Exercise prompt: Retype exactly what runs from the first line of the data to the line with "const rightTicksA = [0, 20, 40, 60, 80, 100, 120]", keeping both of those lines and skipping pictures.

-- START Provided material --

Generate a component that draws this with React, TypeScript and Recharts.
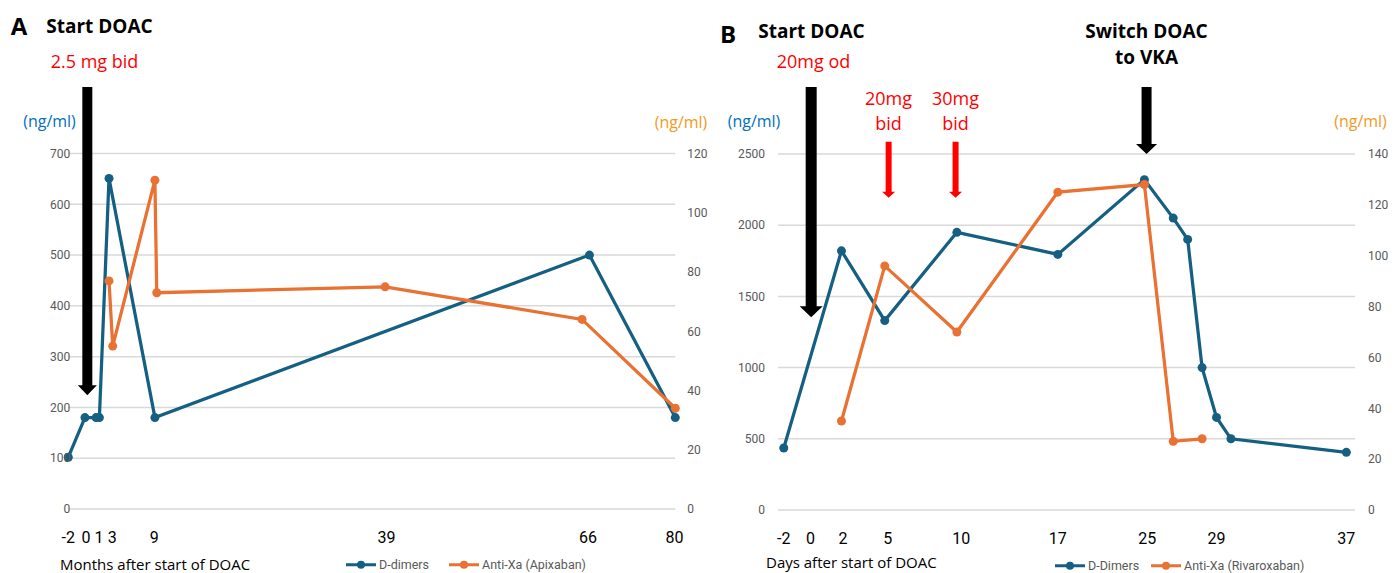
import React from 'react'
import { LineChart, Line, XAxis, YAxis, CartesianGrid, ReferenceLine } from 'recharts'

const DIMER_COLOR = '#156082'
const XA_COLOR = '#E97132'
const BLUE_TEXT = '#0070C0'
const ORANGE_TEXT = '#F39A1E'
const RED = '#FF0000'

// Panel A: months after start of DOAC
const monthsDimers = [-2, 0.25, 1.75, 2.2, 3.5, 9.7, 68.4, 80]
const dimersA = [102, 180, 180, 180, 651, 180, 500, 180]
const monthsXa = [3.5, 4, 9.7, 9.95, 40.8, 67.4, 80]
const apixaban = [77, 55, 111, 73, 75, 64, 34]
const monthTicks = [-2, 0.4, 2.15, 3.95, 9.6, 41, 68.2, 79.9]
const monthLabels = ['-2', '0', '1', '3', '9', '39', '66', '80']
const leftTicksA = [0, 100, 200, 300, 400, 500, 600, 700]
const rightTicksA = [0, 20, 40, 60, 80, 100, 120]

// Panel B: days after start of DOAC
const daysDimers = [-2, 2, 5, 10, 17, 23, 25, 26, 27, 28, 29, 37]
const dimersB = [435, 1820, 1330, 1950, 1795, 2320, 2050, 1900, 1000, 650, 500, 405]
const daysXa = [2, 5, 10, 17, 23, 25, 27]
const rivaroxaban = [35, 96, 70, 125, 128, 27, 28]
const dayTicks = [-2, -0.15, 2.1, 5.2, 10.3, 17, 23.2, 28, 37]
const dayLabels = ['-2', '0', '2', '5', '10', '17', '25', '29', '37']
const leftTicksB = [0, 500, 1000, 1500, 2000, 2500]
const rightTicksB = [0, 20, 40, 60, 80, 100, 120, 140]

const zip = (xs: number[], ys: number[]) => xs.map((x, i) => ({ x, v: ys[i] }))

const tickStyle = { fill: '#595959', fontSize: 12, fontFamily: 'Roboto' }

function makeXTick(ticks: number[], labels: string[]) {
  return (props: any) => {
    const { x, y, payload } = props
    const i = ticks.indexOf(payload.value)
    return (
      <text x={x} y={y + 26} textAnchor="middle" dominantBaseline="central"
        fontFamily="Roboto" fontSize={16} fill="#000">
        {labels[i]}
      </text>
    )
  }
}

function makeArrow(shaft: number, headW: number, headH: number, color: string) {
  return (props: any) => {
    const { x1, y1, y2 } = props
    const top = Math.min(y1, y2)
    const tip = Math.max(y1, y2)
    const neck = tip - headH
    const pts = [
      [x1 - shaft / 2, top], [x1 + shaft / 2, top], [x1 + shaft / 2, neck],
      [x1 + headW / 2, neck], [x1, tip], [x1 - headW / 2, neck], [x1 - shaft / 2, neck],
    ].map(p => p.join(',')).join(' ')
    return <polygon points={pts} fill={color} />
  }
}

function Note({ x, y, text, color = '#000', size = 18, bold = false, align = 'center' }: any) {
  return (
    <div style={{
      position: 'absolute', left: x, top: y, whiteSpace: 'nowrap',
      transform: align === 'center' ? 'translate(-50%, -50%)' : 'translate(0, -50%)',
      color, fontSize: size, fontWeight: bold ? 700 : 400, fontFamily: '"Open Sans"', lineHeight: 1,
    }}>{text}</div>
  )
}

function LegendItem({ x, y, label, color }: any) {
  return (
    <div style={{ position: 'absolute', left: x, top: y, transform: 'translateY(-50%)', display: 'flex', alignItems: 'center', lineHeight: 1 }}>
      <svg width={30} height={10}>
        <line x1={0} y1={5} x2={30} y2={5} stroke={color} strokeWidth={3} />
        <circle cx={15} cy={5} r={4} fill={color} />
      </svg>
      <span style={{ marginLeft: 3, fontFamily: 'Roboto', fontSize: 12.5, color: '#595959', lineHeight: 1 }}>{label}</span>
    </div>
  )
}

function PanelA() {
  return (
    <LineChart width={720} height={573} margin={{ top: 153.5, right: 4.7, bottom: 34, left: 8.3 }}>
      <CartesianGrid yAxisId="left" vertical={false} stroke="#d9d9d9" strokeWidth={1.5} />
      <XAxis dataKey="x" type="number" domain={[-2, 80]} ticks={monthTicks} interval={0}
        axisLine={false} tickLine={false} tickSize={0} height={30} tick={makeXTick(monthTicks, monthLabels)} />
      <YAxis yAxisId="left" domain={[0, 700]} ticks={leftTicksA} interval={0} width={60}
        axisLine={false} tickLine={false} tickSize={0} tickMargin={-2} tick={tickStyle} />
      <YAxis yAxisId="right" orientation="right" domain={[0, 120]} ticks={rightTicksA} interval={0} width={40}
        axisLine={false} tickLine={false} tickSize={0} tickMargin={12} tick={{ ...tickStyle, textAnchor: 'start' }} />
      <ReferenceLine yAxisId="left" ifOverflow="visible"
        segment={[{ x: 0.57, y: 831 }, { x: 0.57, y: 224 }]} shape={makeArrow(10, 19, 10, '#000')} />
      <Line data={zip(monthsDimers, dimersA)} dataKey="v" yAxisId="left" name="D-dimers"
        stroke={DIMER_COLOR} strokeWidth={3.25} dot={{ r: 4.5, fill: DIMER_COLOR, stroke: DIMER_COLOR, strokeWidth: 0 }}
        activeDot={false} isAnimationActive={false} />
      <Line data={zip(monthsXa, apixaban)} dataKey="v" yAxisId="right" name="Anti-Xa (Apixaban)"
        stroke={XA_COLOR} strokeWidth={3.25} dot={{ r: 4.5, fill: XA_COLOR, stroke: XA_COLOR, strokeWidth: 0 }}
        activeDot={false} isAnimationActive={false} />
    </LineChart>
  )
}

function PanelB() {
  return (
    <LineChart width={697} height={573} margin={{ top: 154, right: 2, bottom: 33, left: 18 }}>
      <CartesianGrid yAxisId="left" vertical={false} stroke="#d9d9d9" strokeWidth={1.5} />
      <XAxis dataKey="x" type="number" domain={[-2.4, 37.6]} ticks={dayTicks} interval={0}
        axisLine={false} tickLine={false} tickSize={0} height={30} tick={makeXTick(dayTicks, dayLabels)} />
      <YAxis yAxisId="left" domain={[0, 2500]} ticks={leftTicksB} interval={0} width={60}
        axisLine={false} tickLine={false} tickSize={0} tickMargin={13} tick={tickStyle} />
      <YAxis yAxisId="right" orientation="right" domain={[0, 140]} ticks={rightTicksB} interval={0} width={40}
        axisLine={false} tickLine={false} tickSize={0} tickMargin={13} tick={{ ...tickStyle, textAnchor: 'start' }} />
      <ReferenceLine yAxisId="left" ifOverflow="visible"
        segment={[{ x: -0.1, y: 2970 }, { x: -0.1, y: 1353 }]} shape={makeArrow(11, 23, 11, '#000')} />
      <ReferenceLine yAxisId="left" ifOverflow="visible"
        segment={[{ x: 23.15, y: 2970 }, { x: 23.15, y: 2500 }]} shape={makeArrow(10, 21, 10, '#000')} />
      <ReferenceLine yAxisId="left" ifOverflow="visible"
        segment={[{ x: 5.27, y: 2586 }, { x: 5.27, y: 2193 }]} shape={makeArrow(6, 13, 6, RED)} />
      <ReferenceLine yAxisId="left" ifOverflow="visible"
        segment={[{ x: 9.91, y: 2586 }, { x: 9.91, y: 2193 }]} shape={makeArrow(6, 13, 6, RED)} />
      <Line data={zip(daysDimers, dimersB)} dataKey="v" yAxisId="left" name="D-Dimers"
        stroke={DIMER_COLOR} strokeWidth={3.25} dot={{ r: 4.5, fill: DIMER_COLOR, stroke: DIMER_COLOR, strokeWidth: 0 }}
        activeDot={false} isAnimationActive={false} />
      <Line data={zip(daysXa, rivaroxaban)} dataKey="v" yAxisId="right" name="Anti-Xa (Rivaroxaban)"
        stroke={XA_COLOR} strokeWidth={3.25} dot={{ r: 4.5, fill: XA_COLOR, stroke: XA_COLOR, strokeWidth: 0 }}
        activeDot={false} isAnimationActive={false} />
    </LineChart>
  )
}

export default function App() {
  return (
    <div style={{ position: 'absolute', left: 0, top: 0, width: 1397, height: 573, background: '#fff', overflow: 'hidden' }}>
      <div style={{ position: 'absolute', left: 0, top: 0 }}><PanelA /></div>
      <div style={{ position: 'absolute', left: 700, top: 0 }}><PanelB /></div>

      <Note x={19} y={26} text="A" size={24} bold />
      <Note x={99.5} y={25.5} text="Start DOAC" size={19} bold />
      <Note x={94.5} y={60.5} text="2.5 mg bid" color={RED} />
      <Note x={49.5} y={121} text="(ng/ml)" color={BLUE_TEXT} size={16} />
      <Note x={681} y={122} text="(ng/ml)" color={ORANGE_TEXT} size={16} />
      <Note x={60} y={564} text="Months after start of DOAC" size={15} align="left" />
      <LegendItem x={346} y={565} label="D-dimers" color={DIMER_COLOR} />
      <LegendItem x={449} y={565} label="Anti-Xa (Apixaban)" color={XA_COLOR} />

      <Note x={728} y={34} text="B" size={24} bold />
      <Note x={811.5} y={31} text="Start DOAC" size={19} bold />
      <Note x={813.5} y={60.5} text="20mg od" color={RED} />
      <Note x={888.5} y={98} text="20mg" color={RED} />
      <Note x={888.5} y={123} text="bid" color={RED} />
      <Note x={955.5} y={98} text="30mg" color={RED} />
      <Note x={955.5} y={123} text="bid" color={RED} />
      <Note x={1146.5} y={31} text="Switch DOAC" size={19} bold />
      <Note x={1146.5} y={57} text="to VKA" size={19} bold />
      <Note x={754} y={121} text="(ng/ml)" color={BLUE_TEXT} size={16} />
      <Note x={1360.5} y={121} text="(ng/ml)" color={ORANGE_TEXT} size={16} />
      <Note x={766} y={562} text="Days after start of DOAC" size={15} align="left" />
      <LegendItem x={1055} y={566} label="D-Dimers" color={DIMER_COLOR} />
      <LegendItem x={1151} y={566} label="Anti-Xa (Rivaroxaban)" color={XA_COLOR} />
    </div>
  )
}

-- END Provided material --

Result of the task:
Generate a component that draws this with React, TypeScript and Recharts.
import React from 'react'
import { LineChart, Line, XAxis, YAxis, CartesianGrid, ReferenceLine } from 'recharts'

const DIMER_COLOR = '#156082'
const XA_COLOR = '#E97132'
const BLUE_TEXT = '#0070C0'
const ORANGE_TEXT = '#F39A1E'
const RED = '#FF0000'

// Panel A: months after start of DOAC
const monthsDimers = [-2, 0.25, 1.75, 2.2, 3.5, 9.7, 68.4, 80]
const dimersA = [102, 180, 180, 180, 651, 180, 500, 180]
const monthsXa = [3.5, 4, 9.7, 9.95, 40.8, 67.4, 80]
const apixaban = [77, 55, 111, 73, 75, 64, 34]
const monthTicks = [-2, 0.4, 2.15, 3.95, 9.6, 41, 68.2, 79.9]
const monthLabels = ['-2', '0', '1', '3', '9', '39', '66', '80']
const leftTicksA = [0, 100, 200, 300, 400, 500, 600, 700]
const rightTicksA = [0, 20, 40, 60, 80, 100, 120]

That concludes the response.